In the fall of 2008 I did something that still shocks me. Along with a number of women from a self-education forum, I joined the melee of NaNoWriMo -- National Novel Writing Month. The idea of writing a 50,000-word novel in thirty days--the month of November--was daunting enough, but fiction writing? Me? It didn't seem like a promising combination.
But then I remembered something I read from Christian writer Brian McLaren: he turned an autobiographical journey into a fictional novel which because a well-known book, A New Kind of Christian. And I thought that I could do the same. I could chronicle my journey from evangelical to Anglican via a novel. So I made up a character that was part me and part several women I admired greatly, and I went for it. In November of 2008, I wrote those 50,000 words in thirty days, thus drafting the first half of the novel. In 2009 I committed to NaNoWriMo again, this time drafting the second half of the novel. The join between the two is very rough, as is the entire book; if I ever go back to work on it, it will need massive editing and expanding.
But I had done it. I had written fiction. And writing fiction in the carefree drafting mode of NaNoWriMo was strangely freeing. Although fiction writing always seemed like it was outside my skill set as a writer/editor, I found writing from the top of my head, no outline on paper or plan in mind until I wrote scenes into existence, totally invigorating.
I skipped NaNoWriMo in 2010, opting for a poetry challenge instead. But also in November of 2010, a hair-raising idea grabbed me and wouldn't let me go. I don't know how I got there, but I landed on an unfamiliar website called Wattpad. And there, amongst all of the different writing genres of historical fiction, science fiction, teen fiction, thrillers, horror, poetry, etc., I saw "fan fiction." And in that moment, an idea was born, and I started writing a story under a pen name, publishing one chapter per week on Wattpad; my tale takes place between the first and second books of the Twilight Saga by Stephenie Meyer. Obviously, fan fiction based on copyrighted material cannot be published for sale, but I found myself intrigued by the characters and what I could add to those mysterious three months between the books. And slowly other people became interested, too.
Eventually that story became a novel of 140,000 words and 56 chapters. Currently that first fan fiction novel has received over 600,000 "reads" (hits) on Wattpad, and I completed it one week shy of a year after I started it, during NaNoWriMo 2011. A second fan fiction novel, which presents a whole new Twilight story, is even more successful at 40 chapters this week (I'm working on the 41st) and nearly 550,000 reads. I've also written three short stories based directly on the Twilight books, retelling a few incidents from Edward's point of view rather than Bella's (as the original novels are written). On Wattpad alone (I also have posted the stories on FanFiction.net) I've garnered nearly 1.2 million reads. I spend almost a day after posting a new chapter responding to comments and reviews on the two sites (fan mail, basically). And I also am thrilled to be able to mentor some young writers on Wattpad and FanFiction.net as well.
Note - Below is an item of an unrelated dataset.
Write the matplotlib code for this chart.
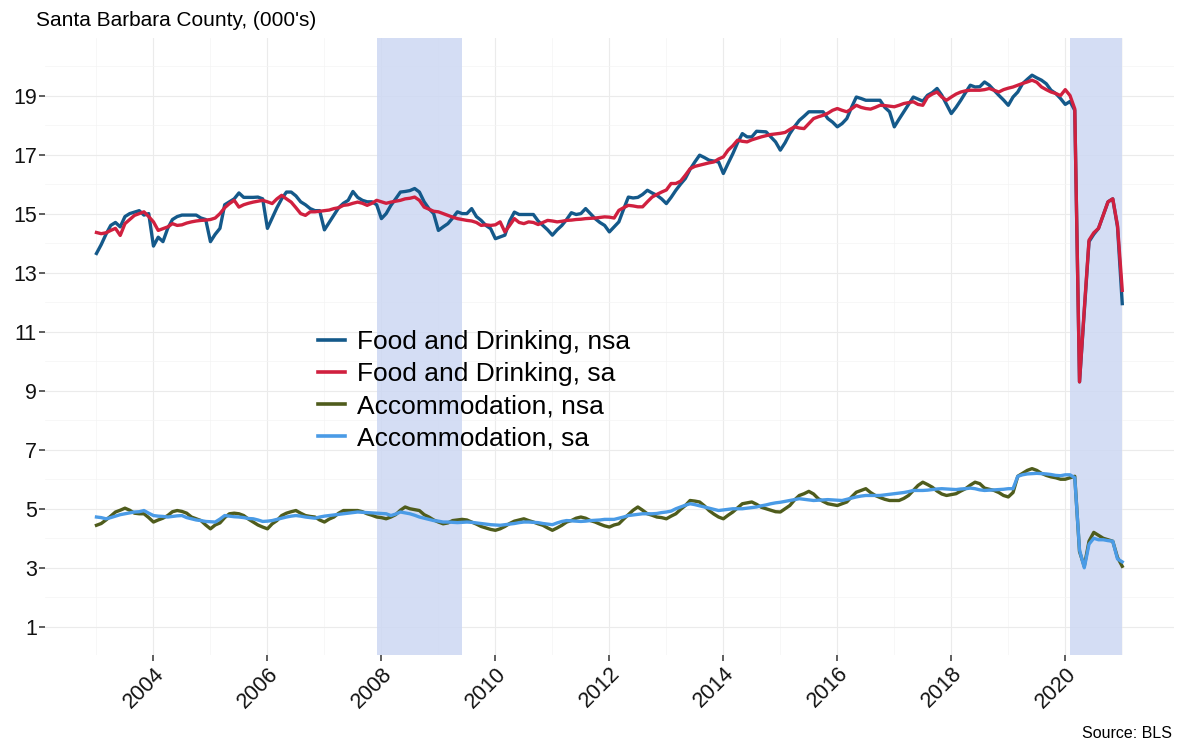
import numpy as np
import pandas as pd
import matplotlib
matplotlib.use("Agg")
import matplotlib.pyplot as plt
from matplotlib.ticker import MultipleLocator

# monthly, Jan 2003 .. Jan 2021 (thousands of jobs)
months = pd.date_range("2003-01-01", "2021-01-01", freq="MS")

food_nsa = [
    13.65, 13.95, 14.30, 14.60, 14.70, 14.55, 14.90, 15.00, 15.05, 15.10, 14.95, 15.00,  # 2003
    13.90, 14.20, 14.05, 14.50, 14.80, 14.90, 14.95, 14.95, 14.95, 14.95, 14.85, 14.80,  # 2004
    14.05, 14.30, 14.50, 15.30, 15.40, 15.50, 15.70, 15.55, 15.55, 15.55, 15.56, 15.50,  # 2005
    14.50, 14.85, 15.20, 15.50, 15.73, 15.73, 15.60, 15.40, 15.30, 15.17, 15.10, 15.10,  # 2006
    14.45, 14.70, 14.95, 15.20, 15.35, 15.45, 15.75, 15.55, 15.45, 15.40, 15.40, 15.30,  # 2007
    14.83, 15.00, 15.28, 15.50, 15.73, 15.75, 15.78, 15.85, 15.73, 15.40, 15.17, 15.00,  # 2008
    14.43, 14.55, 14.66, 14.85, 15.06, 15.00, 15.00, 15.17, 14.90, 14.77, 14.60, 14.49,  # 2009
    14.15, 14.21, 14.27, 14.75, 15.05, 14.97, 14.97, 14.97, 14.97, 14.75, 14.60, 14.45,  # 2010
    14.27, 14.45, 14.60, 14.80, 15.03, 14.97, 15.00, 15.17, 15.00, 14.83, 14.70, 14.60,  # 2011
    14.38, 14.55, 14.72, 15.15, 15.56, 15.53, 15.55, 15.65, 15.79, 15.70, 15.62, 15.50,  # 2012
    15.34, 15.55, 15.79, 16.00, 16.19, 16.50, 16.75, 16.98, 16.90, 16.81, 16.78, 16.75,  # 2013
    16.36, 16.70, 17.03, 17.40, 17.71, 17.60, 17.60, 17.79, 17.78, 17.77, 17.60, 17.43,  # 2014
    17.15, 17.40, 17.71, 17.95, 18.16, 18.30, 18.45, 18.45, 18.45, 18.45, 18.22, 18.10,  # 2015
    17.94, 18.05, 18.22, 18.60, 18.95, 18.90, 18.84, 18.84, 18.84, 18.84, 18.60, 18.45,  # 2016
    17.94, 18.20, 18.45, 18.70, 18.95, 18.88, 18.81, 19.01, 19.10, 19.24, 19.01, 18.70,  # 2017
    18.39, 18.60, 18.84, 19.10, 19.35, 19.29, 19.30, 19.46, 19.35, 19.18, 19.01, 18.85,  # 2018
    18.67, 18.95, 19.12, 19.40, 19.55, 19.69, 19.60, 19.52, 19.40, 19.18, 19.07, 18.90,  # 2019
    18.70, 18.80, 18.50, 9.30, 11.70, 14.05, 14.30, 14.50, 14.95, 15.40, 15.50, 14.55,   # 2020
    11.95,                                                                               # 2021
]

food_sa = [
    14.36, 14.32, 14.35, 14.43, 14.50, 14.26, 14.66, 14.80, 14.94, 15.00, 15.06, 14.90,  # 2003
    14.72, 14.43, 14.49, 14.55, 14.66, 14.60, 14.62, 14.68, 14.72, 14.75, 14.77, 14.78,  # 2004
    14.80, 14.85, 15.00, 15.20, 15.34, 15.45, 15.22, 15.30, 15.35, 15.39, 15.42, 15.45,  # 2005
    15.40, 15.34, 15.50, 15.62, 15.50, 15.39, 15.20, 15.00, 14.94, 15.06, 15.06, 15.08,  # 2006
    15.10, 15.12, 15.17, 15.20, 15.28, 15.30, 15.35, 15.39, 15.35, 15.28, 15.35, 15.45,  # 2007
    15.40, 15.35, 15.39, 15.42, 15.45, 15.50, 15.52, 15.56, 15.45, 15.22, 15.15, 15.08,  # 2008
    15.06, 15.00, 14.94, 14.88, 14.83, 14.80, 14.77, 14.75, 14.70, 14.60, 14.62, 14.60,  # 2009
    14.62, 14.72, 14.38, 14.60, 14.83, 14.70, 14.66, 14.72, 14.70, 14.63, 14.70, 14.77,  # 2010
    14.75, 14.72, 14.74, 14.77, 14.78, 14.80, 14.81, 14.83, 14.84, 14.85, 14.87, 14.89,  # 2011
    14.88, 14.85, 15.11, 15.20, 15.28, 15.26, 15.23, 15.23, 15.40, 15.56, 15.65, 15.73,  # 2012
    15.80, 16.02, 16.02, 16.10, 16.30, 16.52, 16.60, 16.64, 16.68, 16.72, 16.75, 16.85,  # 2013
    16.92, 17.15, 17.30, 17.49, 17.45, 17.43, 17.50, 17.55, 17.60, 17.64, 17.68, 17.70,  # 2014
    17.72, 17.75, 17.85, 17.94, 17.90, 17.88, 18.05, 18.22, 18.28, 18.33, 18.40, 18.50,  # 2015
    18.56, 18.50, 18.45, 18.55, 18.67, 18.60, 18.56, 18.54, 18.60, 18.67, 18.66, 18.64,  # 2016
    18.62, 18.67, 18.73, 18.76, 18.79, 18.70, 18.67, 18.95, 19.05, 19.12, 18.95, 18.84,  # 2017
    18.95, 19.05, 19.12, 19.16, 19.18, 19.18, 19.18, 19.20, 19.24, 19.18, 19.12, 19.20,  # 2018
    19.25, 19.29, 19.35, 19.41, 19.46, 19.52, 19.45, 19.29, 19.20, 19.12, 19.07, 19.00,  # 2019
    19.20, 19.00, 18.55, 9.30, 11.75, 14.10, 14.35, 14.50, 14.95, 15.40, 15.50, 14.60,   # 2020
    12.40,                                                                               # 2021
]

accom_nsa = [
    4.44, 4.50, 4.62, 4.75, 4.89, 4.95, 5.02, 4.95, 4.85, 4.83, 4.83, 4.70,  # 2003
    4.55, 4.62, 4.68, 4.77, 4.90, 4.94, 4.91, 4.85, 4.72, 4.66, 4.60, 4.45,  # 2004
    4.32, 4.45, 4.52, 4.70, 4.83, 4.85, 4.83, 4.77, 4.65, 4.55, 4.45, 4.38,  # 2005
    4.32, 4.49, 4.60, 4.77, 4.85, 4.90, 4.94, 4.85, 4.77, 4.74, 4.72, 4.62,  # 2006
    4.55, 4.65, 4.72, 4.85, 4.94, 4.94, 4.94, 4.94, 4.90, 4.83, 4.78, 4.72,  # 2007
    4.70, 4.66, 4.72, 4.80, 4.95, 5.06, 5.00, 4.97, 4.94, 4.80, 4.72, 4.62,  # 2008
    4.55, 4.49, 4.52, 4.60, 4.62, 4.64, 4.62, 4.55, 4.48, 4.40, 4.35, 4.30,  # 2009
    4.27, 4.32, 4.40, 4.50, 4.58, 4.62, 4.66, 4.60, 4.55, 4.49, 4.44, 4.35,  # 2010
    4.27, 4.35, 4.44, 4.55, 4.60, 4.68, 4.72, 4.68, 4.60, 4.55, 4.48, 4.42,  # 2011
    4.38, 4.45, 4.49, 4.65, 4.80, 4.95, 5.06, 4.95, 4.83, 4.78, 4.72, 4.70,  # 2012
    4.66, 4.75, 4.83, 4.98, 5.11, 5.28, 5.26, 5.23, 5.10, 4.94, 4.82, 4.72,  # 2013
    4.66, 4.78, 4.89, 5.03, 5.17, 5.20, 5.23, 5.15, 5.05, 5.00, 4.95, 4.90,  # 2014
    4.89, 5.00, 5.11, 5.30, 5.45, 5.51, 5.59, 5.50, 5.34, 5.25, 5.17, 5.14,  # 2015
    5.11, 5.17, 5.23, 5.40, 5.56, 5.62, 5.68, 5.55, 5.45, 5.38, 5.32, 5.28,  # 2016
    5.28, 5.28, 5.35, 5.45, 5.62, 5.79, 5.90, 5.82, 5.73, 5.60, 5.50, 5.45,  # 2017
    5.48, 5.51, 5.60, 5.68, 5.80, 5.90, 5.85, 5.70, 5.66, 5.62, 5.55, 5.45,  # 2018
    5.40, 5.55, 6.10, 6.20, 6.30, 6.36, 6.30, 6.20, 6.13, 6.08, 6.05, 6.00,  # 2019
    6.00, 6.05, 6.10, 3.55, 3.05, 3.90, 4.20, 4.10, 4.00, 3.95, 3.90, 3.35,  # 2020
    3.05,                                                                    # 2021
]

accom_sa = [
    4.72, 4.70, 4.66, 4.70, 4.75, 4.80, 4.83, 4.86, 4.89, 4.90, 4.94, 4.85,  # 2003
    4.77, 4.75, 4.74, 4.72, 4.74, 4.76, 4.77, 4.70, 4.66, 4.62, 4.60, 4.57,  # 2004
    4.56, 4.55, 4.65, 4.77, 4.75, 4.73, 4.72, 4.70, 4.67, 4.66, 4.62, 4.57,  # 2005
    4.58, 4.60, 4.64, 4.68, 4.72, 4.75, 4.77, 4.75, 4.72, 4.70, 4.68, 4.72,  # 2006
    4.75, 4.77, 4.79, 4.81, 4.83, 4.85, 4.87, 4.89, 4.88, 4.87, 4.86, 4.85,  # 2007
    4.84, 4.83, 4.77, 4.82, 4.89, 4.86, 4.83, 4.78, 4.72, 4.68, 4.64, 4.60,  # 2008
    4.58, 4.55, 4.55, 4.54, 4.53, 4.54, 4.55, 4.54, 4.52, 4.50, 4.48, 4.46,  # 2009
    4.45, 4.44, 4.46, 4.48, 4.50, 4.53, 4.55, 4.55, 4.54, 4.53, 4.50, 4.48,  # 2010
    4.46, 4.52, 4.57, 4.60, 4.59, 4.58, 4.57, 4.58, 4.60, 4.61, 4.62, 4.64,  # 2011
    4.64, 4.64, 4.68, 4.72, 4.77, 4.79, 4.81, 4.83, 4.83, 4.83, 4.84, 4.87,  # 2012
    4.89, 4.92, 5.00, 5.06, 5.12, 5.17, 5.14, 5.10, 5.06, 5.02, 4.98, 4.94,  # 2013
    4.96, 4.98, 5.00, 5.00, 5.00, 5.02, 5.04, 5.06, 5.10, 5.13, 5.17, 5.20,  # 2014
    5.22, 5.25, 5.28, 5.31, 5.34, 5.32, 5.30, 5.28, 5.29, 5.30, 5.31, 5.30,  # 2015
    5.29, 5.28, 5.32, 5.36, 5.40, 5.43, 5.45, 5.45, 5.45, 5.45, 5.47, 5.49,  # 2016
    5.51, 5.53, 5.55, 5.58, 5.62, 5.62, 5.62, 5.63, 5.65, 5.67, 5.68, 5.67,  # 2017
    5.66, 5.65, 5.67, 5.68, 5.70, 5.68, 5.64, 5.62, 5.63, 5.64, 5.65, 5.66,  # 2018
    5.68, 5.68, 6.10, 6.15, 6.18, 6.19, 6.20, 6.19, 6.18, 6.16, 6.13, 6.12,  # 2019
    6.15, 6.15, 6.05, 3.60, 3.00, 3.80, 4.00, 3.95, 3.95, 3.92, 3.90, 3.30,  # 2020
    3.20,                                                                    # 2021
]

# recession shading (start, end) as dates
recessions = [("2007-12-01", "2009-06-01"), ("2020-02-01", "2021-01-01")]


def dec_year(d):
    d = pd.DatetimeIndex(d)
    return d.year + (d.month - 1) / 12.0


plt.rcParams["font.family"] = ["Liberation Sans", "DejaVu Sans"]

x = dec_year(months)

fig = plt.figure(figsize=(11.89, 7.45), dpi=100)
ax = fig.add_axes([0.038, 0.121, 0.949, 0.828])

for start, end in recessions:
    s, e = dec_year([start, end])
    ax.axvspan(s, e, color="#cdd8f3", alpha=0.85, lw=0, zorder=1)

ax.plot(x, food_nsa, color="#14598a", lw=2.4, label="Food and Drinking, nsa", zorder=3)
ax.plot(x, food_sa, color="#d0203f", lw=2.4, label="Food and Drinking, sa", zorder=4)
ax.plot(x, accom_nsa, color="#4f5c1c", lw=2.4, label="Accommodation, nsa", zorder=3)
ax.plot(x, accom_sa, color="#4a9be6", lw=2.4, label="Accommodation, sa", zorder=4)

span = x[-1] - x[0]
ax.set_xlim(x[0] - 0.05 * span, x[-1] + 0.05 * span)
ax.set_ylim(0.05, 20.95)

ax.set_yticks(np.arange(1, 20, 2))
ax.yaxis.set_minor_locator(MultipleLocator(2))
ax.set_xticks(np.arange(2004, 2021, 2))
ax.set_xticklabels([str(v) for v in range(2004, 2021, 2)])
ax.xaxis.set_minor_locator(MultipleLocator(1))

ax.grid(which="major", color="#ebebeb", lw=0.8, zorder=0)
ax.grid(which="minor", color="#f4f4f4", lw=0.5, zorder=0)
ax.set_axisbelow(True)

for sp in ax.spines.values():
    sp.set_visible(False)

ax.tick_params(axis="both", which="major", length=4, width=1.1, color="#333333",
               labelsize=15.5, labelcolor="#111111", pad=2)
ax.tick_params(axis="both", which="minor", length=0)
for lab in ax.get_xticklabels():
    lab.set_rotation(45)
    lab.set_ha("right")
    lab.set_rotation_mode("anchor")

leg = ax.legend(loc="upper left", bbox_to_anchor=(0.232, 0.543), frameon=False,
                fontsize=19, handlelength=1.05, handletextpad=0.45,
                labelspacing=0.3, borderaxespad=0)
for line in leg.get_lines():
    line.set_linewidth(2.6)

fig.text(0.03, 0.973, "Santa Barbara County, (000's)", fontsize=15, ha="left", va="center")
fig.text(0.986, 0.016, "Source: BLS", fontsize=11.5, ha="right", va="center")

fig.savefig("out.png", dpi=100)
In fact, I'll be teaching a new four-week Fan Fiction Writing class at Brave Writer starting July 9!! It's going to be so much fun leading young people into writing fan fiction about characters from their favorite books, movies, television shows, and even video games and music groups. Fan fiction is a wonderful way to coax reluctant writers to write, especially in the summer. It's fun, creative, low-pressure, and is very popular among teens...who are most of my readers. :)
So in light of this post on writing, I thought I'd share a quotation that I saw on Twitter only yesterday that inspired me greatly:
"A professional writer is an amateur who didn't quit." ~Richard BachIsn't that a wonderful thought? I may "only" be writing fan fiction, but I also have hopes of pushing beyond the unpaid writing of fan fiction and write some original fiction as well; time will tell. But until then, I have another chapter to post by tonight, so I'd better get cracking! Fan fiction readers can become quite impatient while waiting for a new chapter; I've instant-messaged with readers who were staying up all night on the East Coast, waiting for my next chapter to be posted at 1:00 AM here in California. (I revise each chapter several times before posting, so it takes a while to get a "finished" chapter ready for publication.)